As might be expected, most of the companies interviewed for this article commented that a small number of customers are responsible for the majority of calls to tech support. What is surprising, however, is that a large number of the calls don’t come from the average new builder—they come from airframe and powerplant mechanics.
This might seem odd, considering that A&Ps spend their entire working day around airplanes and are very familiar with what it takes to maintain them. However, the average A&P may not have much experience with the construction methods used for a particular Experimental aircraft and, unlike the builder, they normally have little or no experience with the specific model.
This issue naturally grows as time goes by and airplanes are completed and passed out of the hands of their original builders. The new owners will not have a repairman’s certificate and are relying on their A&P to perform the annual inspection and carry out repairs and maintenance on an airplane type they may not have flown or even seen.
Tips for Smooth Tech Support
At the end of the day, the folks providing tech support want to provide a helpful, efficient service, just as the people building would like a clear, concise answer. Here are some tips that can help things go more smoothly for people on both sides of the call:
1) Take the time to learn about the tools and materials you will be working with before you start working with them. Use reference books, workshops and online forums and videos to arm yourself with the basics before you need to call tech support for detailed help.

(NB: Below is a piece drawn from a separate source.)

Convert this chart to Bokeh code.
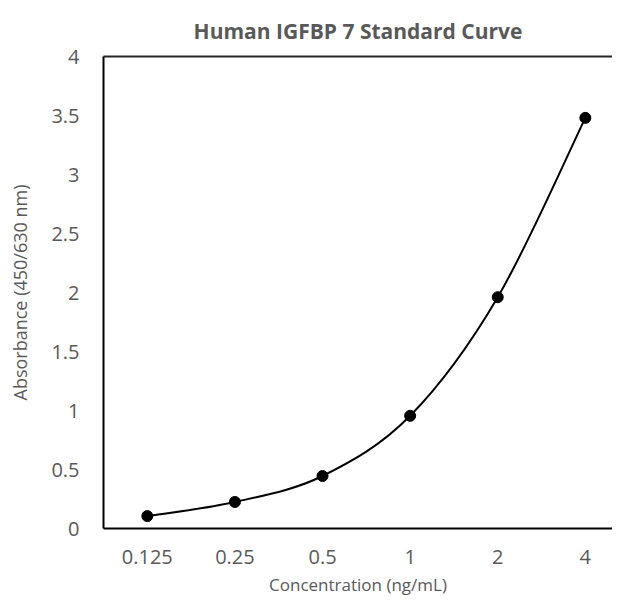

2) Don’t feel bad about asking for help when it is needed. Remember that constructing an airplane is a complex project. Learning any new skill takes time and effort before it is mastered, whether it be skiing, surfing, or building airplane parts.
3) Take a break and then come back to the problem before calling tech support. Grab a coffee or tidy up or work on another part for a while. Often when you come back to look at it again with a fresh perspective, the question may answer itself.
4) Consider sending an email. Sometimes a question will answer itself just in the process of writing it down. If nothing else, it provides an opportunity to clearly describe the problem and attach pictures, which makes it easier and faster for tech support to identify the issue and provide the best answer.
5) Come prepared. Calling tech support is a bit like going to a professional meeting; you want to come to the table as informed as possible. Carefully re-read the relevant sections of the manual and be ready to provide page or diagram numbers that help to explain the question. If calling, have the page open in front of you. Be ready with relevant part numbers. When calling, make sure you can provide your full attention; don’t try to multitask.
6) Be specific in the question. Provide as much background information as might be relevant to the problem and try to make sure the question stands out as clearly as possible.
7) Try to limit questions to one or two per call or per email. This helps to ensure clear answers and that nothing gets missed.
8) Remember that the person providing tech support is a person, too. They are invested in your success and want you to succeed. Running into roadblocks can be very frustrating, but take a deep breath and try to be cool and clear. Don’t take it out on the person trying to help.
9) Be fair in the nature of the question and stick to the questions specific to the design or construction of the kit. Don’t ask tech support for installation help with third-party avionics or for parts or options they don’t supply.
10) Be ready to move on with another part of the project while you are waiting for a reply back. This is especially important if you are building outside of normal tech support hours.
11) Try other means of support. Forums, local builders, and online videos can be a great alternative.
Building an airplane is tremendously challenging, rewarding, and sometimes frustrating. Tech support is there to help along the way. Treat them with a little consideration, and they will be there with you, celebrating your picture on the Completions page.